Amanda Majeski como Marta, «la pasajera», una soprano lírica con timbre muy grato, homogéneo y canto sensible y musical que completó una gran creación dramática, destacando su canto de amor a la muerte del segundo acto que bebe de la música popular polaca y que resultó conmovedor. Igualmente notable la mezzo Daveda Karanas como Lisa, la carcelera de Auschwitz, de sólidos medios vocales en centro y grave y gran caracterizadora de esta mujer que es capaz de exclamar «Nos odian todos» respecto de los prisioneros del campo -qué esperaba- mientras se regodea en su crueldad, pero también mostrar debilidad y desconcierto ante la entereza y superioridad moral de Marta, así como tremendos remordimientos y miedo ante las consecuencias de la aparición de la pasajera en ese momento de su vida. Su esposo Walter, preocupado exclusivamente por las consecuencias para su carrera de que pueda trascender la actividad como carcelera en Auschwitz de su esposa, encontró un buen intérprete en el tenor Nikolai Schukoff y su voz sonora y bien proyectada. Notables contribuciones escénicas y vocales a cargo de las compañeras de Marta en el infierno del complejo Auchswitz, empezando por las cantantes españolas, de impecable musicalidad, Lidia Vinyes-Curtis y Marta Fontanals-Simmons, y continuando por la francesa Olivia Doray y la rusa Nadezhda Karyazina. Especial mención en este contexto para la soprano rusa Anna Gorbachyova-Ogilvie que interpreta en el acto segundo un conmovedor canto popular ruso, al igual que el polaco que acomete Marta, tan hermoso como emotivo y en ambos casos primorosamente acompañados por orquesta y batuta.
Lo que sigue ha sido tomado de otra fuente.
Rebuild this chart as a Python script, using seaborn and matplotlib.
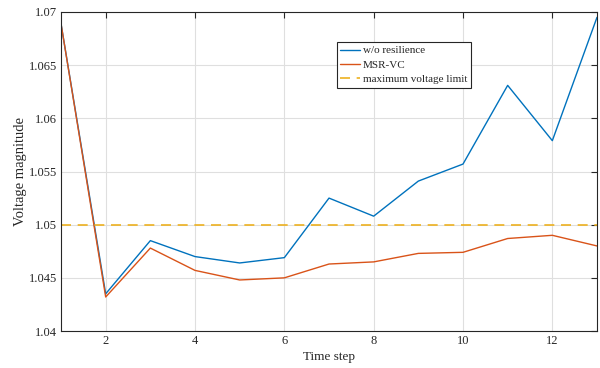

Bien armado en lo vocal, el barítono Gyula Orendt en el papel de un Tadeusz, pleno de dignidad y estatura humana.
Una gran noche de ópera, que como suele ser habitual en el Teatro Real los últimos años, se produce con los títulos menos habituales o de ópera de bien entrado el siglo XX ante la grisura con la que se desarrollan los títulos del llamado gran repertorio.